Provided data -
=-=-=-=-=
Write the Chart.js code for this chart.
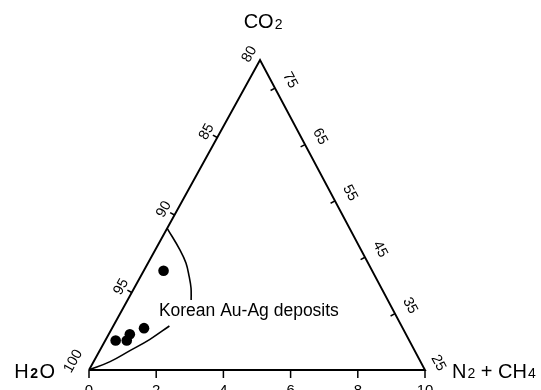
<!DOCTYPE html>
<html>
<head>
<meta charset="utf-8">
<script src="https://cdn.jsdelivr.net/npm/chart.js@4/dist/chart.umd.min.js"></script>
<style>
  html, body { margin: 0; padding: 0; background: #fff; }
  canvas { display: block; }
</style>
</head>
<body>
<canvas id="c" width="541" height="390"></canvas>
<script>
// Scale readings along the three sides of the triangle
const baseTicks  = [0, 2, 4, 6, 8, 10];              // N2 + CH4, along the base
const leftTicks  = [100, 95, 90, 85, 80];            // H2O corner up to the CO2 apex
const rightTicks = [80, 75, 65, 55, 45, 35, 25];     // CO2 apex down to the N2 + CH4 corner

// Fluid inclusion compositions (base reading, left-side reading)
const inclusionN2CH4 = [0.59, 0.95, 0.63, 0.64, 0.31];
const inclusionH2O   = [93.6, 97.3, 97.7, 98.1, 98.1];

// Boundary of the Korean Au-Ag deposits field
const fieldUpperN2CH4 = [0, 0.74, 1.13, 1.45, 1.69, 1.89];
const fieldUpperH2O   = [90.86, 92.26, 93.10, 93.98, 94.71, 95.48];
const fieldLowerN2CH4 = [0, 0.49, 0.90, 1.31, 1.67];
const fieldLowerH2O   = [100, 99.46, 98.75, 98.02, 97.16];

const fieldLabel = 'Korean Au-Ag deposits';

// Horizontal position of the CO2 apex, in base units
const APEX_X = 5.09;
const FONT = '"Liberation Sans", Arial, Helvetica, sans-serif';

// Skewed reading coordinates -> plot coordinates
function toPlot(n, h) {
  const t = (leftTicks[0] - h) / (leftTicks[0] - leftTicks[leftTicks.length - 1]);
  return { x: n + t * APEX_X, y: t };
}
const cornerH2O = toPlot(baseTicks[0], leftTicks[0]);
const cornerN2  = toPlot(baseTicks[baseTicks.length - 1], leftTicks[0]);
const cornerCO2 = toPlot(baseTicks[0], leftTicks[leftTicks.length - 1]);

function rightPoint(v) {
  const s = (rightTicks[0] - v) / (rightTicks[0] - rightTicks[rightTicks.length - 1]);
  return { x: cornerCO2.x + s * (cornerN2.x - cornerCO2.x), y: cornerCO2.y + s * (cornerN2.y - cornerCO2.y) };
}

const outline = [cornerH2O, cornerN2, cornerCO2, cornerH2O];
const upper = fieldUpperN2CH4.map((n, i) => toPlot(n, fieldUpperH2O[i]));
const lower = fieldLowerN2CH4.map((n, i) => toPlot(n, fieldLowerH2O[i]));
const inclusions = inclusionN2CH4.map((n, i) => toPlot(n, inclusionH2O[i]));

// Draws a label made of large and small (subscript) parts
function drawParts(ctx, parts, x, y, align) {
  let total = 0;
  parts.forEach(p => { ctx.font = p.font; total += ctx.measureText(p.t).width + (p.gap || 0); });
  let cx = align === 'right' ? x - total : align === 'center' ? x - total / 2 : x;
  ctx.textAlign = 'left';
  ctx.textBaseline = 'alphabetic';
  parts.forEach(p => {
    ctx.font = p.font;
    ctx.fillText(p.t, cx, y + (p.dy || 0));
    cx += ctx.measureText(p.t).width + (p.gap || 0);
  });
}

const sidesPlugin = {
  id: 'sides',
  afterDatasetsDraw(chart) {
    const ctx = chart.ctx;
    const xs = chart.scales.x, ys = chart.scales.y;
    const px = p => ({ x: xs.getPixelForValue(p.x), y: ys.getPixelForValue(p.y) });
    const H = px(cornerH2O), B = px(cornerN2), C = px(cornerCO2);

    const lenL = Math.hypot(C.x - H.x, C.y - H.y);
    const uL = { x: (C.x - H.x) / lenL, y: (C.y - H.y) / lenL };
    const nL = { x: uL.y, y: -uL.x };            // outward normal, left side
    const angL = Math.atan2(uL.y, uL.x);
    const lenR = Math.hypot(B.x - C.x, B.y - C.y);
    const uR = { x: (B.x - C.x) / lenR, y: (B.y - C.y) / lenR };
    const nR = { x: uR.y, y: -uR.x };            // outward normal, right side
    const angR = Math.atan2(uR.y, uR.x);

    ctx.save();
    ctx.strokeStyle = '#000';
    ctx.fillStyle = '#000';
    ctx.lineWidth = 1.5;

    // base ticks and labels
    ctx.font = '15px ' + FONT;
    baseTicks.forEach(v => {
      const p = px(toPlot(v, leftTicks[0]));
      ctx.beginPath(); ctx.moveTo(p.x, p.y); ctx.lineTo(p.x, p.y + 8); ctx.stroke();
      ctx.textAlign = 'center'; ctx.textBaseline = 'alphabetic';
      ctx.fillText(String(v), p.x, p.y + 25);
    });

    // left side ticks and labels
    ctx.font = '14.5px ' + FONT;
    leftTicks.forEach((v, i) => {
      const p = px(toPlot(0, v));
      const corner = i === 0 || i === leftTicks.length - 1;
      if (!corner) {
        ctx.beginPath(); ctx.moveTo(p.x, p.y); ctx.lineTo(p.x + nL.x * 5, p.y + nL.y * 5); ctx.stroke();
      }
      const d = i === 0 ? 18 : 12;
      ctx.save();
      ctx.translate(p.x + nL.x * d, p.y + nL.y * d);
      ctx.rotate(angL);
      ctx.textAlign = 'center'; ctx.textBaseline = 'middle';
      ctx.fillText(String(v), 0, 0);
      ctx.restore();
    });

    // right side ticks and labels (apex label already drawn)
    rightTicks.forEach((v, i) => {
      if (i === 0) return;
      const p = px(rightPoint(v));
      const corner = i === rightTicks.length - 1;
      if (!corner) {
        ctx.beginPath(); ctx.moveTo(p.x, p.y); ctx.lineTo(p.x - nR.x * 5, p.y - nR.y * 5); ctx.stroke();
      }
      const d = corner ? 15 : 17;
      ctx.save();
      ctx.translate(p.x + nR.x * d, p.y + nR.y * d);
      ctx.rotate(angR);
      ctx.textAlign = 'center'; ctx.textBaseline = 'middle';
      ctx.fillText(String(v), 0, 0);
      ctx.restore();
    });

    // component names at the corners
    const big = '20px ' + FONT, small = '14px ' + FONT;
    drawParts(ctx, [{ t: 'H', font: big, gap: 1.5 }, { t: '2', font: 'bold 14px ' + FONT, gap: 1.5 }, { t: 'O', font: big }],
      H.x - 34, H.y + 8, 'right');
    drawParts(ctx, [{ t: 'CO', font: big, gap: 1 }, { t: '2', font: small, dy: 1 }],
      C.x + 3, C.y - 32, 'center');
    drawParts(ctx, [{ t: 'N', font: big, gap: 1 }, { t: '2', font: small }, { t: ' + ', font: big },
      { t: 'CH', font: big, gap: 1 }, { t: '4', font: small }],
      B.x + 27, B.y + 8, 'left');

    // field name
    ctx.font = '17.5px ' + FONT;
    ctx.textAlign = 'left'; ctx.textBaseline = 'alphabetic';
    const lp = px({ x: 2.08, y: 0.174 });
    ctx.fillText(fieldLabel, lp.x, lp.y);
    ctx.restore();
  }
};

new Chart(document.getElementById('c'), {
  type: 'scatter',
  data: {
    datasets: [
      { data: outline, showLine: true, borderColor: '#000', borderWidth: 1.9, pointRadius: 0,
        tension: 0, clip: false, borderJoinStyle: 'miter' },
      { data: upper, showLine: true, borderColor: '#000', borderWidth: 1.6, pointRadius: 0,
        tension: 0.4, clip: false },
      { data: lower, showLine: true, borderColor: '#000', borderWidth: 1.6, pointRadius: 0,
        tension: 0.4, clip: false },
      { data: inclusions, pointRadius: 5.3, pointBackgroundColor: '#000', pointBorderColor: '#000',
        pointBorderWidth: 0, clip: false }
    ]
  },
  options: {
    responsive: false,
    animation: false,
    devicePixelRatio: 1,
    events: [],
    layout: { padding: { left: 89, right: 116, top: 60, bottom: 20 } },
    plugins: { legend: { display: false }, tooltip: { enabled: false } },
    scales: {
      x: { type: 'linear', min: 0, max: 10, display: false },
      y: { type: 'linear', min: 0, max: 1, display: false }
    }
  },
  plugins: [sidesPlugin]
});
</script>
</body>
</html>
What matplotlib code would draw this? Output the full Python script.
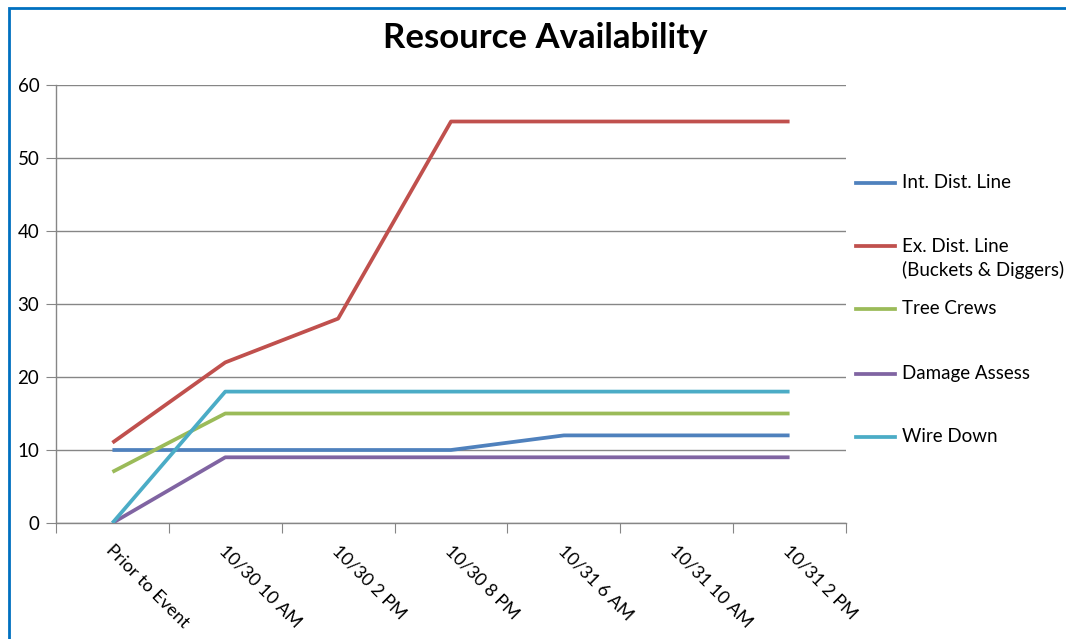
=-=-=-=-=
Work instructions -
Please quote exactly the run of lines that starts the entries and ends at the line containing "97.7, 98.1, 98.1];", leaving out every picture.

Exercise answer -
Write the Chart.js code for this chart.
<!DOCTYPE html>
<html>
<head>
<meta charset="utf-8">
<script src="https://cdn.jsdelivr.net/npm/chart.js@4/dist/chart.umd.min.js"></script>
<style>
  html, body { margin: 0; padding: 0; background: #fff; }
  canvas { display: block; }
</style>
</head>
<body>
<canvas id="c" width="541" height="390"></canvas>
<script>
// Scale readings along the three sides of the triangle
const baseTicks  = [0, 2, 4, 6, 8, 10];              // N2 + CH4, along the base
const leftTicks  = [100, 95, 90, 85, 80];            // H2O corner up to the CO2 apex
const rightTicks = [80, 75, 65, 55, 45, 35, 25];     // CO2 apex down to the N2 + CH4 corner

// Fluid inclusion compositions (base reading, left-side reading)
const inclusionN2CH4 = [0.59, 0.95, 0.63, 0.64, 0.31];
const inclusionH2O   = [93.6, 97.3, 97.7, 98.1, 98.1];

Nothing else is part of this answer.